Weaponized procrastination: this is the filibuster

Written by Lakshmi Adiga


Once President Joe Biden was elected, many voters looked forward to the new Democrat majority’s policy and legislative goals, a welcome direction away from Trump-era policies. However, the USA’s two-party political system has once again created a roadblock for political progress: the Senate filibuster. After Biden’s numerous statements on the filibuster block from the beginning of his presidency to the latest debt limit crisis, many people are still left wondering, what actually is the filibuster, and why should I care? Also … what even is going on with the debt limit?

Image via Tobias Higbie / Flickr

Image via Tobias Higbie / Flickr

What is the filibuster?

The filibuster is a Senate rule — any piece of legislation requires 60 votes out of the 100 senators to be passed. What? We’ve all been taught that legislation only needs a majority vote to be passed, so 51 votes should do the trick. However, there’s a step before the actual Senate floor votes on a bill — the debate. Senators have the right to unlimited debate until 60 senators, a supermajority, decide to start voting on the legislation. Invoking this right to debate in order to delay or prevent a vote on legislation is what’s known as filibustering.

Why should I care?

Political parties have become extremely partisan in these past few decades; little policy is agreed upon between Republicans and Democrats, and certainly not the large scale reforms that Biden proposes. Although Democrats have a majority in the Senate, it’s not a supermajority. The minority Republican Party can easily block legislation by invoking the filibuster, allowing debate to drone on until the vote is effectively prevented, halting any possible progress in Congress. The latest crisis with the debt limit has been a stunning show of just how stuck the Senate is.

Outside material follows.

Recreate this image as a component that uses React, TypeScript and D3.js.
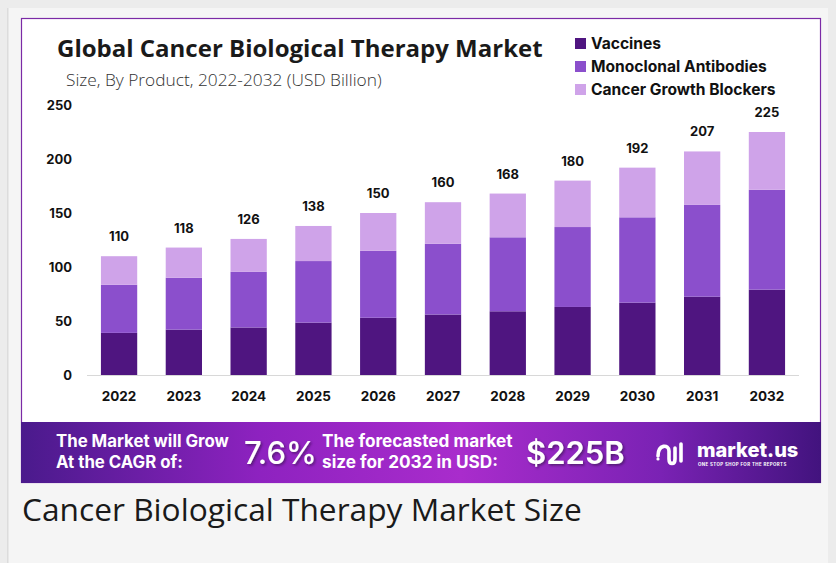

If you hadn’t known already, the U.S. is in debt and has been since the Revolutionary War. The debt limit is the amount of money that Congress approves for the U.S. to borrow in order to meet its financial needs and obligations. If Congress doesn’t approve the borrowing of money, the U.S. government is effectively broke. It would default on numerous financial responsibilities such as Social Security and Medicare, weakening economic security and plunging the country into a recession not dissimilar to the one in 2011.

So what’s the best way for Republicans to threaten the majority Democrats? By filibustering the ceiling for the debt limit.

Since Sept. 27, Mitch McConnell and the minority Republican Party have been blocking the vote to increase the debt limit. They have thrown the U.S. into an economic limbo, which leaves the USAmerican people’s financial security hanging on the line, effectively using the consequences as political propaganda. By forcing the Democrats to make the debt ceiling partisan — completely Democrat-run — Republicans are able to blame the generational burden of the $30 trillion debt on the Democrats, thus giving the Republican Party an edge during the 2022 midterm elections.

As a consequence of the Democratic Party’s refusal to give in plus dwindling time, McConnell proposes to press pause on the filibustering and allow the Democrats to raise the debt limit, postponing eventual disaster.

However, the Republican Party isn’t planning on relinquishing this form of political blackmail. This tenuous peace will only last until Dec. 3 when the filibustering will start up all over again, unless either a bipartisan move is made to end the crisis or the last resort is invoked.

So the system isn’t working… now what? The nuclear option.

We’ve all been victims of procrastination at one point or another, finding ourselves at a roadblock in our work with it seeming like nothing but a looming deadline could get us out. However, the Senate’s procrastination of the filibuster is weaponized, an act of violence against the legal process that removes the concept of a deadline entirely.

The only way through a filibuster block sounds even more brutal: the nuclear option.

The nuclear option is a procedure to end the Senate rule which enables the filibuster. It doesn’t seem so nuclear until you realize that the Senate has operated using the principles of tradition and bipartisanship since its founding to protect the minority opinion, something the nuclear option would decimate. Previously, the nuclear option has been invoked to lower the required vote from 60 to 51 for executive branch appointees and Supreme Court nominees, and now representatives fear another dramatic precedent to be set as Biden inches toward using the nuclear option to end the threat of the debt limit crisis.

Image via Adam Schultz / Flickr

Image via Adam Schultz / Flickr

Washington, D.C. is famed for getting nothing done — each policy experiences setback after setback, and as a result, the U.S. public sees little of the change promised by politicians. To confront the filibuster, Biden must first confront the extreme polarity in the Senate and preserve the integrity of its purpose: to ensure bipartisanship and cooperation of political thought in the U.S. government. With the midterm elections coming up, the Democrats may lose their majority in the Senate, making it even harder for the Democratic Party to fulfill its campaign promises to the U.S. people.